More directly to this thread, I can say that when I first came to rpg.net a couple years ago I was burning out on D&D. None of my friends were, but I was. I honest to God didn't even know there WERE any other RPGs at that time. And I'd played D&D for nearly 25 years at that point! Then I came to rpg.net and got my mind blown. I eventually made my way to the forge. At that point I think I may have went through a short phase where I thought, "Wow, here's a bunch of other people that are burnt out and they're helping me understand why D&D sucks." Maybe I did catch that bug for a bit. But it didn't take me long to realize that I was out of place at the forge, because the folks there (I know you guys are here too and I mean no offense whatsoever) took they're gaming WAY more seriously than I did. The big tip off was all the discussion on Fantasy Heartbreakers. I remember thinking, "Hell, what a shame, that's EXACTLY what I'm looking for....a different style of D&D."
Anyway, all that to say to the original poster that yeah, I think I sort of had that happen initially. I new D&D wasn't working for me at that point for whatever reason, and it was easy to think I was on board with all of those awesome intellectuals who had figured out a way to game around D&D and it proved why D&D didn't work. It never really made me rewrite my memories of D&D though, I never came to the conclusion that my old gaming days really sucked and that I had just been confused the whole time. Nothing like that. Then and now, there is no doubt that we were having a blast. But we also never really had any of the social posturing, authority power trips, etc. that you hear so much about in association with "the old days" and traditional gaming. I don't know man, we just gamed... A LOT...and it was great. The good sessions were great and the bad ones were still a hell of a lot fun and laughter.

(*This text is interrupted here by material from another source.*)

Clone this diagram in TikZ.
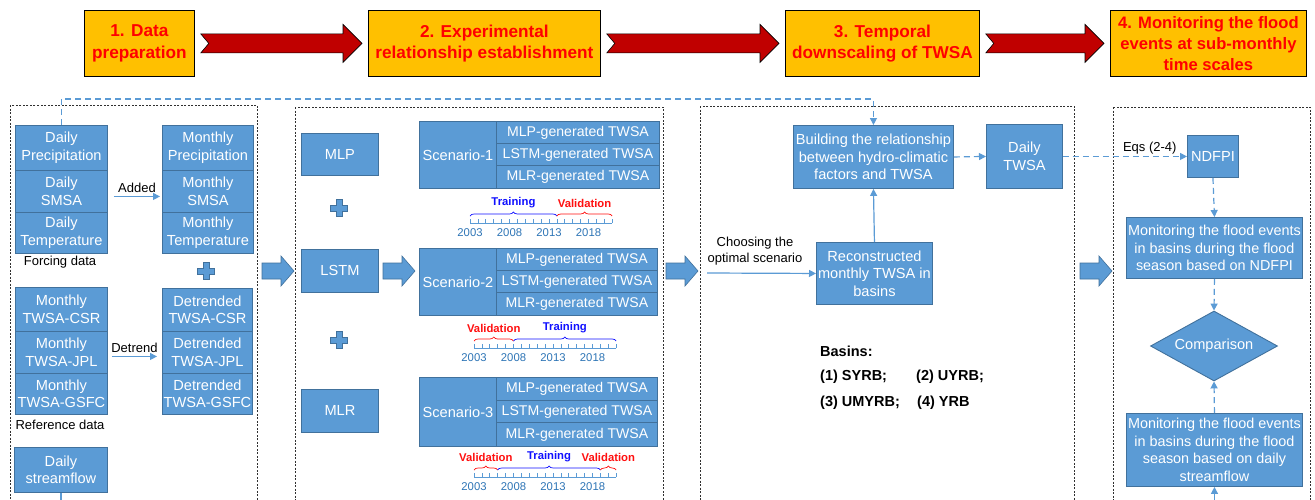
\documentclass[tikz,border=0pt]{standalone}
\usepackage{fontspec}
\setmainfont{Liberation Sans}
\usetikzlibrary{arrows.meta,shapes.geometric,decorations.pathreplacing,calc}
\definecolor{bblue}{HTML}{5B9BD5}
\definecolor{bedge}{HTML}{41719C}
\definecolor{hyel}{HTML}{FFC000}
\definecolor{hred}{HTML}{C00000}
\definecolor{yrblue}{HTML}{2E75B6}
\definecolor{trblue}{HTML}{1010FF}
\definecolor{vared}{HTML}{FF1010}
\definecolor{pgray}{HTML}{303030}
\newcommand\tline[2]{%
  \draw[draw=bblue,line width=0.9pt] (#1,#2) -- (#1+142.2,#2);
  \foreach \k in {0,...,18} \draw[draw=bblue,line width=0.7pt] (#1+\k*7.9,#2) -- (#1+\k*7.9,#2-4);
  \foreach \yr/\k in {2003/0,2008/5,2013/10,2018/15} \node[yrlab] at (#1+\k*7.9,#2+10) {\yr};
}
\newcommand\tbrace[6]{%
  \draw[decorate,decoration={brace,amplitude=4pt},draw=#5,line width=0.7pt] (#1+#3*7.9,#2-7) -- (#1+#4*7.9,#2-7) node[midway,above=8pt,inner sep=0pt,font=\bfseries\fontsize{11.3}{13}\selectfont,text=#5]{#6};
}
\newcommand\harrow[2]{%
  \filldraw[fill=hred,draw=black,line width=0.6pt] let \p1=(#1.east), \p2=(#2.west) in
   (\x1+6pt,\y1+9.5pt) -- (\x2-25pt,\y1+9.5pt) -- (\x2-25pt,\y1+19pt) -- (\x2-6pt,\y1) --
   (\x2-25pt,\y1-19pt) -- (\x2-25pt,\y1-9.5pt) -- (\x1+6pt,\y1-9.5pt) -- (\x1+14pt,\y1) -- cycle;
}
\begin{document}
\begin{tikzpicture}[x=1pt,y=-1pt,
  blk/.style={rectangle,draw=bedge,fill=bblue,line width=0.9pt,text=white,align=center,inner sep=0pt,anchor=north west,font=\fontsize{14.6}{17.5}\selectfont},
  rowbox/.style={blk,font=\fontsize{14.1}{16}\selectfont},
  hdr/.style={rectangle,draw=black,line width=0.8pt,fill=hyel,text=red,font=\bfseries\fontsize{17.2}{21.5}\selectfont,align=center,inner sep=0pt,anchor=north west,minimum height=66},
  lbl/.style={text=black,font=\fontsize{13}{15.5}\selectfont,inner sep=1pt,align=center},
  bas/.style={text=black,font=\bfseries\fontsize{14.5}{17}\selectfont,inner sep=0pt,anchor=west},
  yrlab/.style={text=yrblue,font=\fontsize{11.3}{13}\selectfont,inner sep=0pt},
  conn/.style={draw=bblue,line width=1.2pt,-{Triangle[length=7pt,width=7pt]}},
  dconn/.style={conn,dash pattern=on 6pt off 4pt},
  panel/.style={draw=pgray,line width=0.9pt,dash pattern=on 2pt off 1.5pt},
  barrow/.pic={\filldraw[fill=bblue,draw=bedge,line width=0.6pt] (0,-8) -- (19,-8) -- (19,-15) -- (32,0) -- (19,15) -- (19,8) -- (0,8) -- cycle;},
  plus/.pic={\filldraw[fill=bblue,draw=bedge,line width=0.6pt] (-3,-8.5) -- (3,-8.5) -- (3,-3) -- (8.5,-3) -- (8.5,3) -- (3,3) -- (3,8.5) -- (-3,8.5) -- (-3,3) -- (-8.5,3) -- (-8.5,-3) -- (-3,-3) -- cycle;}
]
\useasboundingbox (0,0) rectangle (1315,499);
\clip (0,0) rectangle (1315,499);
\fill[white] (0,0) rectangle (1315,499);

% header
\node[hdr,minimum width=110] (h1) at (84,10) {1. Data\\preparation};
\node[hdr,minimum width=232] (h2) at (368,10) {2. Experimental\\relationship establishment};
\node[hdr,minimum width=194] (h3) at (785,10) {3. Temporal\\downscaling of TWSA};
\node[hdr,minimum width=196,font=\bfseries\fontsize{16.6}{21}\selectfont] (h4) at (1110,10) {4. Monitoring the flood\\events at sub-monthly\\time scales};
\harrow{h1}{h2}
\harrow{h2}{h3}
\harrow{h3}{h4}

% panels
\draw[panel] (10,105) rectangle (257,520);
\draw[panel] (295,107) rectangle (663,520);
\draw[panel] (700,106) rectangle (1074,520);
\draw[panel] (1113,107) rectangle (1310,520);

% panel 1
\node[blk,minimum width=92,minimum height=45] (dp) at (15,125) {Daily\\Precipitation};
\node[blk,minimum width=92,minimum height=42] (ds) at (15,170) {Daily\\SMSA};
\node[blk,minimum width=92,minimum height=41] (dt) at (15,212) {Daily\\Temperature};
\node[lbl] (fd) at (60,262) {Forcing data};
\node[blk,minimum width=91,minimum height=45] (mp) at (162,125) {Monthly\\Precipitation};
\node[blk,minimum width=91,minimum height=42] (ms) at (162,170) {Monthly\\SMSA};
\node[blk,minimum width=91,minimum height=41] (mt) at (162,212) {Monthly\\Temperature};
\draw[conn] ([xshift=6pt,yshift=-5pt]ds.east) -- ([xshift=-2pt,yshift=-5pt]ms.west) node[midway,above=2pt,lbl]{Added};
\pic at (206,271) {plus};
\node[blk,minimum width=92,minimum height=44] (tc) at (15,287) {Monthly\\TWSA-CSR};
\node[blk,minimum width=92,minimum height=42] (tj) at (15,331) {Monthly\\TWSA-JPL};
\node[blk,minimum width=92,minimum height=41] (tg) at (15,373) {Monthly\\TWSA-GSFC};
\node[lbl] (rd) at (60,425) {Reference data};
\node[blk,minimum width=90,minimum height=43] (dc) at (162,288) {Detrended\\TWSA-CSR};
\node[blk,minimum width=90,minimum height=42] (dj) at (162,331) {Detrended\\TWSA-JPL};
\node[blk,minimum width=90,minimum height=41] (dg) at (162,373) {Detrended\\TWSA-GSFC};
\draw[conn] ([xshift=4pt,yshift=-4pt]tj.east) -- ([xshift=-5pt,yshift=-4pt]dj.west) node[midway,above=2pt,lbl]{Detrend};
\node[blk,minimum width=93,minimum height=45] (sf) at (14,447) {Daily\\streamflow};
\coordinate (sfend) at ($(sf.south)+(0,20)$);
\draw[draw=bblue,line width=1.2pt] (sf.south) -- (sfend);

\pic at (262,271) {barrow};

% panel 2
\node[blk,minimum width=77,minimum height=42] (mlp) at (301,133) {MLP};
\node[blk,minimum width=77,minimum height=43] (lstm) at (301,249) {LSTM};
\node[blk,minimum width=77,minimum height=43] (mlr) at (301,389) {MLR};
\pic at (339,208) {plus};
\pic at (339,340) {plus};
\pic at (383,271) {barrow};

\node[blk,minimum width=77,minimum height=67] (s1) at (419,121) {Scenario-1};
\node[rowbox,minimum width=163,minimum height=22] (s1a) at (496,121) {MLP-generated TWSA};
\node[rowbox,minimum width=163,minimum height=22] (s1b) at (496,143) {LSTM-generated TWSA};
\node[rowbox,minimum width=163,minimum height=23] (s1c) at (496,165) {MLR-generated TWSA};
\tline{470}{223}
\tbrace{470}{223}{0}{11}{trblue}{Training}
\tbrace{470}{223}{11}{18}{vared}{Validation}

\node[blk,minimum width=77,minimum height=67] (s2) at (419,248) {Scenario-2};
\node[rowbox,minimum width=161,minimum height=22] (s2a) at (496,248) {MLP-generated TWSA};
\node[rowbox,minimum width=161,minimum height=22] (s2b) at (496,270) {LSTM-generated TWSA};
\node[rowbox,minimum width=161,minimum height=23] (s2c) at (496,292) {MLR-generated TWSA};
\tline{474}{348}
\tbrace{474}{348}{0}{5}{vared}{Validation}
\tbrace{474}{348}{5}{18}{trblue}{Training}

\node[blk,minimum width=77,minimum height=69] (s3) at (419,377) {Scenario-3};
\node[rowbox,minimum width=161,minimum height=23] (s3a) at (496,377) {MLP-generated TWSA};
\node[rowbox,minimum width=161,minimum height=22] (s3b) at (496,400) {LSTM-generated TWSA};
\node[rowbox,minimum width=161,minimum height=24] (s3c) at (496,422) {MLR-generated TWSA};
\tline{474}{477}
\tbrace{474}{477}{0}{3}{vared}{Validation}
\tbrace{474}{477}{3}{16}{trblue}{Training}
\tbrace{474}{477}{16}{18}{vared}{Validation}

\pic at (666,271) {barrow};

% panel 3
\node[blk,minimum width=160,minimum height=63] (build) at (793,125) {Building the relationship\\between hydro-climatic\\factors and TWSA};
\node[blk,minimum width=76,minimum height=64] (daily) at (986,124) {Daily\\TWSA};
\node[blk,minimum width=116,minimum height=62] (recon) at (816,242) {Reconstructed\\monthly TWSA in\\basins};
\node[lbl] (choose) at (755,251) {Choosing the\\optimal scenario};
\coordinate (chs) at (707,273);
\draw[conn] (chs) -- (recon.west);
\draw[conn] (recon.north) -- (build.south);
\draw[dconn] (build.east) -- (daily.west);
\coordinate (topy) at (0,99);
\draw[dconn] (dp.north) -- (dp.north |- topy) -| (build.north);
\node[bas] at (820,351) {Basins:};
\node[bas] at (820,377) {(1) SYRB;};
\node[bas] at (916,377) {(2) UYRB;};
\node[bas] at (820,403) {(3) UMYRB;};
\node[bas] at (917,403) {(4) YRB};

\pic at (1080,271) {barrow};

% panel 4
\node[blk,minimum width=51,minimum height=42] (ndfpi) at (1187,135) {NDFPI};
\draw[dconn] (daily.east) -- (ndfpi.west) node[pos=0.7,above=1pt,lbl]{Eqs (2-4)};
\node[blk,minimum width=176,minimum height=61,font=\fontsize{14.4}{17.5}\selectfont] (mon1) at (1126,217) {Monitoring the flood events\\in basins during the flood\\season based on NDFPI};
\node[diamond,draw=bedge,fill=bblue,line width=0.9pt,text=white,inner sep=0pt,minimum width=127,minimum height=70,aspect=1.8,font=\fontsize{14.6}{17.5}\selectfont] (cmp) at (1214,346) {Comparison};
\node[blk,minimum width=176,minimum height=73,font=\fontsize{14.4}{17.5}\selectfont] (mon2) at (1126,413) {Monitoring the flood events\\in basins during the flood\\season based on daily\\streamflow};
\draw[dconn] (ndfpi.south) -- (mon1.north);
\draw[dconn] (mon1.south) -- (cmp.north);
\draw[dconn] (mon2.north) -- (cmp.south);
\coordinate (m2end) at ($(mon2.south)+(0,20)$);
\draw[conn] (m2end) -- (mon2.south);
\end{tikzpicture}
\end{document}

Sessions were often a lot of fun. But when sessions were bad, I didn't have the perspective, experience or language to figure out and communicate why they were bad. Often, I'd play bad stuff again and again, hoping they'd turn into good, magically. As if some twist on the 7/5/3 + 13/9/5 + GM-led + 6 player recipe would result in fun. (And I archived the mailing list our group discussed games on. It's fucking awful).
Last night, I played the third session of a Vampire game I'm not enjoying. I know why.
I mean, not when we're just going along blathering, but if you actually stop and meditate for some time about what you say and why you say it, isn't this kind of question going to come up pretty inevitably about a lot of things?
Or are Graham and I the only ones that think about shit like that? Cause I sure as hell don't want to be alone in a boat with Graham. Simon tells me he blows goats.
I own it. I am sorry.
Judd is one of the few people I'll rarely call shitty.
Unlike that Morningstar jerk.
As far as the play experience of those games goes, we didn't analyze that nearly as much, maybe for obvious reasons (teenaged boys are definitely not your go-to guys for self-awareness and social aptitude). That came later, and turns out to be the thing that makes playing more fun for me today (and why going back to playing like we did in high school would be so unsatisfying to me now). Like others have said, when we had fun, we had a lot of fun. But when we didn't have fun, we accepted the not-fun as something unavoidable and immune to the same tinkering spirit that informed our rules analysis. Hm.
A bunch of us don't hate D&D at all, you know. In fact, we still run it and play it and write stuff for it.
I don't need D&D to be flawed. For decades, I needed it not to be flawed. Like I said above, for the most part, I had fun, but I always wanted something more out of the experience and it left me feeling hollow. It still does, and that's why I'm still looking for the game that makes me feel like I'm playing D&D but without all the stuff that leaves me feeling that way (i.e., a Fantasy Heartbreaker).
Also, it's bad form to tell other people they're not remembering what they say they're remembering. If you want to say you're doing it, that's fine, but leave me out of it.
Edited for grammar.
Did you get into it in the 70s or the 80s or the 90s?
I'll bet Graham's mythic tale is much truer for the 30somethings who learned to play in the 90s than it is for the teens who learned to play in the late 70s-early 80s.
The thing I called "playing D&D" was awesome fun in 6th grade, 1980. Me, age 39, 2009, would absolutely not have any fun at all dropping in on my 6th grade crew. "Playing D&D" today would look stuffy, formalistic, competitive and probably unfun to my 12 year old self.
So I guess I'm saying the mythic tale of inde-validating D&D hate depends on who's telling it.
p.
It's quite a different game to the ones I play with Graham.